Many stores spell out, in their job descriptions, where a buyer's authority begins and ends with respect to department managers; others do not. If you are not sure about where you may require action and where you must request it, ask your merchandise manager.
Duties You Can Assign
To encourage its fashion buyers to make full and intelligent use of assistant buyers, one multi-unit specialty store drew up a list of various duties that should be delegated to the assistant, subject to review by the buyer. The following check-list is adapted from that store's list:
- Daily ticket sort for review of best sellers, with action to replenish branch stocks as needed
- Dollar sales records, by stores, from ticket stubs or audited sales slips
- Monthly sales and stock records by stores
- Summary of unit sales by price point by month
- Recaps of items to be reviewed by buyer for possible reorder
- Daily report of slow as well as fast sellers, from ticket sort and unit control
- Master list of styles in stock
- Markdown records and reports
- Activity record of special price lines -those other than normal in the department
- Counts, reports, reorders, on staple stocks
- On order file - canceling odds and ends monthly; making other cancelations as needed
- Monthly review of stocks by stores; balancing overstocks and under stocks
- Periodic balancing of entire inventory
- Supervision of charge backs and returns to vendors
- Weekly review and disposition of non-salable merchandise at each store.

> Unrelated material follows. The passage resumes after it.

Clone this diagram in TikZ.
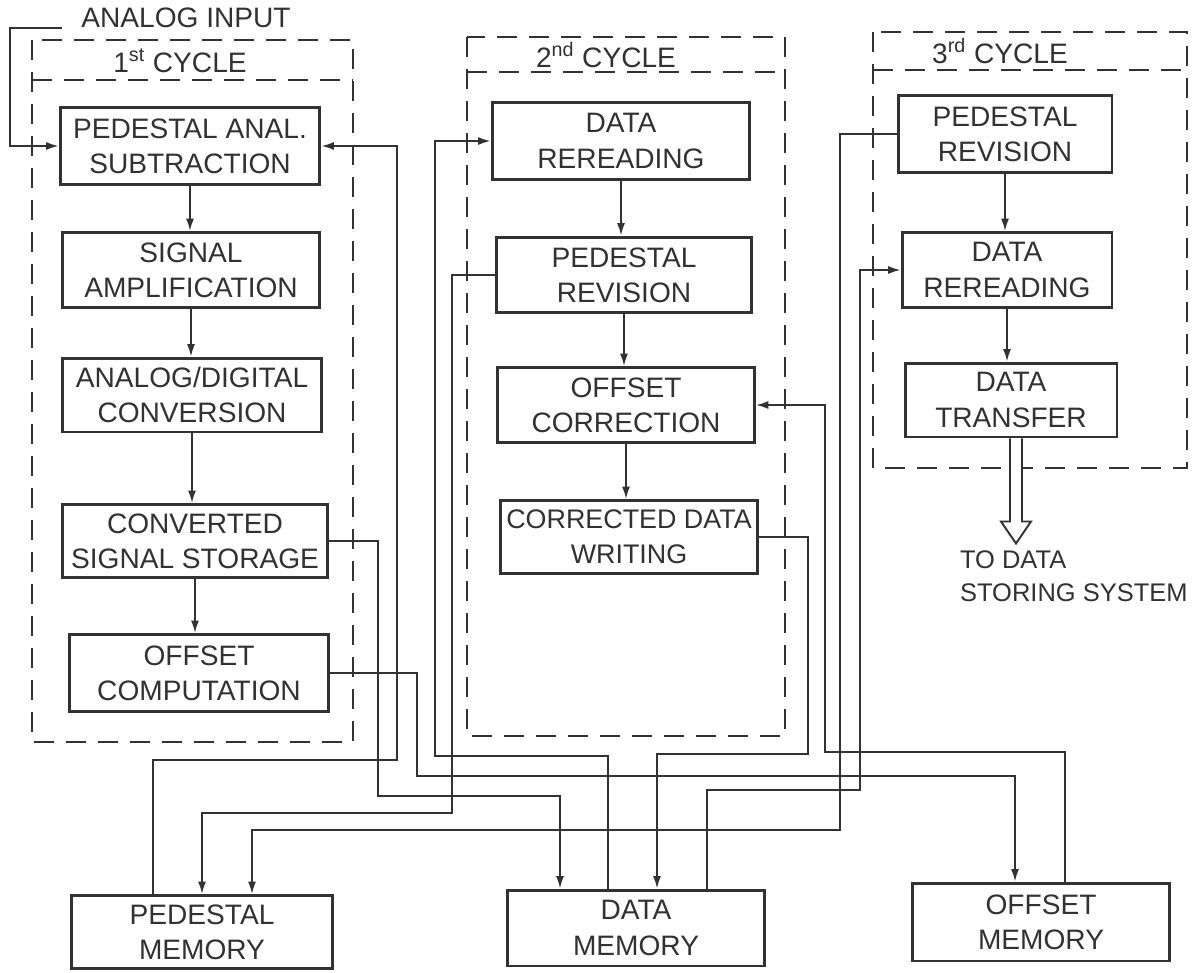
\documentclass[tikz,border=0pt]{standalone}
\usepackage{fontspec}
\setmainfont{Liberation Sans}
\usetikzlibrary{arrows.meta,calc}
\definecolor{ink}{RGB}{50,50,50}
\newcommand{\bfs}{\fontsize{16}{20}\selectfont}
\begin{document}
\begin{tikzpicture}[x=0.02cm,y=-0.02cm,
  box/.style={draw=ink, line width=1.7pt, align=center, inner sep=0pt, font=\bfs, text=ink},
  txt/.style={align=center, inner sep=1pt, font=\bfs, text=ink},
  frame/.style={draw=ink, line width=1.2pt, dash pattern=on 0.4cm off 0.24cm},
  arr/.style={draw=ink, line width=1pt, -{Latex[length=7pt,width=4.5pt]}},
  hollow/.style={draw=ink, line width=1.1pt, fill=white, line join=miter}]
\useasboundingbox (0,0) rectangle (1193,973);
\fill[white] (0,0) rectangle (1193,973);

% cycle frames
\draw[frame] (32,40) rectangle (353,742);
\draw[frame] (32,80) -- (353,80);
\draw[frame] (467,37) rectangle (785,736);
\draw[frame] (467,72) -- (785,72);
\draw[frame] (873,32) rectangle (1187,468);
\draw[frame] (873,70) -- (1187,70);
\node[txt] (t1) at (180,61) {1\textsuperscript{st} CYCLE};
\node[txt] (t2) at (606,55) {2\textsuperscript{nd} CYCLE};
\node[txt] (t3) at (1000,51) {3\textsuperscript{rd} CYCLE};

% 1st cycle
\node[box, minimum width=5.2cm,  minimum height=1.54cm] (sub) at (190,146) {PEDESTAL ANAL.\\SUBTRACTION};
\node[box, minimum width=5.16cm, minimum height=1.5cm]  (amp) at (191,270) {SIGNAL\\AMPLIFICATION};
\node[box, minimum width=5.2cm,  minimum height=1.48cm] (adc) at (192,395) {ANALOG/DIGITAL\\CONVERSION};
\node[box, minimum width=5.3cm,  minimum height=1.46cm] (css) at (195,541) {CONVERTED\\SIGNAL STORAGE};
\node[box, minimum width=5.2cm,  minimum height=1.54cm] (oc)  at (199,673) {OFFSET\\COMPUTATION};

% 2nd cycle
\node[box, minimum width=5.16cm, minimum height=1.54cm] (dr2) at (621,141) {DATA\\REREADING};
\node[box, minimum width=5.12cm, minimum height=1.52cm] (pr2) at (624,275) {PEDESTAL\\REVISION};
\node[box, minimum width=5.14cm, minimum height=1.5cm]  (occ) at (626,405) {OFFSET\\CORRECTION};
\node[box, minimum width=5.16cm, minimum height=1.46cm, font=\fontsize{15.3}{20}\selectfont] (cdw) at (629,537) {CORRECTED DATA\\WRITING};

% 3rd cycle
\node[box, minimum width=4.28cm, minimum height=1.54cm] (pr3) at (1005,134) {PEDESTAL\\REVISION};
\node[box, minimum width=4.2cm,  minimum height=1.5cm]  (dr3) at (1007,270) {DATA\\REREADING};
\node[box, minimum width=4.24cm, minimum height=1.48cm] (dt)  at (1011,400) {DATA\\TRANSFER};

% memories
\node[box, minimum width=5.22cm, minimum height=1.46cm] (pm) at (202,932) {PEDESTAL\\MEMORY};
\node[box, minimum width=5.16cm, minimum height=1.52cm] (dm) at (636,928) {DATA\\MEMORY};
\node[box, minimum width=5.16cm, minimum height=1.56cm] (om) at (1041,922) {OFFSET\\MEMORY};

% analog input
\node[txt, inner xsep=11pt] (ain) at (186,18) {ANALOG INPUT};
\coordinate (inx) at (10,27);
\draw[arr] (ain.base west) -- (ain.base west -| inx) |- (sub.west);

% vertical flow arrows
\draw[arr] (sub.south) -- (sub.south |- amp.north);
\draw[arr] (amp.south) -- (amp.south |- adc.north);
\draw[arr] (adc.south) -- (adc.south |- css.north);
\draw[arr] (css.south) -- (css.south |- oc.north);
\draw[arr] (dr2.south) -- (dr2.south |- pr2.north);
\draw[arr] (pr2.south) -- (pr2.south |- occ.north);
\draw[arr] (occ.south) -- (occ.south |- cdw.north);
\draw[arr] (pr3.south) -- (pr3.south |- dr3.north);
\draw[arr] (dr3.south) -- (dr3.south |- dt.north);

% hollow output arrow
\draw[hollow] ($(dt.south)+(5,0)$) ++(-6,0) -- ++(0,83) -- ++(-9,0) -- ++(15,22) -- ++(15,-22) -- ++(-9,0) -- ++(0,-83);
\node[txt, align=left, anchor=west, font=\fontsize{14.5}{19}\selectfont] (store) at (958,576) {TO DATA\\STORING SYSTEM};

% memory links
\draw[arr] ($(pm.north)+(-49,0)$) |- (397,760) |- (sub.east);
\draw[arr] (css.east) -| (378,796) -| ($(dm.north)+(-76,0)$);
\draw[arr] (oc.east) -| (417,776) -| ($(om.north)+(-26,0)$);
\draw[arr] ($(dm.north)+(-28,0)$) |- (435,756) |- (dr2.west);
\draw[arr] (pr2.west) -| (452,813) -| (pm.north);
\draw[arr] (cdw.east) -| (808,754) -| ($(dm.north)+(21,0)$);
\draw[arr] ($(om.north)+(24,0)$) |- (825,752) |- (occ.east);
\draw[arr] (pr3.west) -| (840,830) -| ($(pm.north)+(50,0)$);
\draw[arr] ($(dm.north)+(71,0)$) |- (860,790) |- (dr3.west);
\end{tikzpicture}
\end{document}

The store mentioned above also detailed various buyer responsibilities that can be shared with the assistant, or delegated in whole or in part:
- Review lines (with buyer) in store and showrooms
- Attend sales promotion meetings (with buyer)
- Participate at times in selection of merchandise
- Write up advertising requests; follow through, even to working with resource, to make sure of delivery; check proof of advertisement for accuracy
- Contact resources as necessary to follow up on orders placed
- Distribute newly received merchandise among branch stores
- Service requests of branch stores for merchandise, special needs, including customer requests for belts, buttons, etc.
- Communicate with branch stores on advertised merchandise coverage, special orders, etc.
Buyers are instructed also to review the results of their market trips with assistants so that they have current knowledge of fashion trends, planned advertising, special events, and general information which will benefit both her and the store personnel. Assistant buyer must have some general, if not specific, knowledge about every item on order.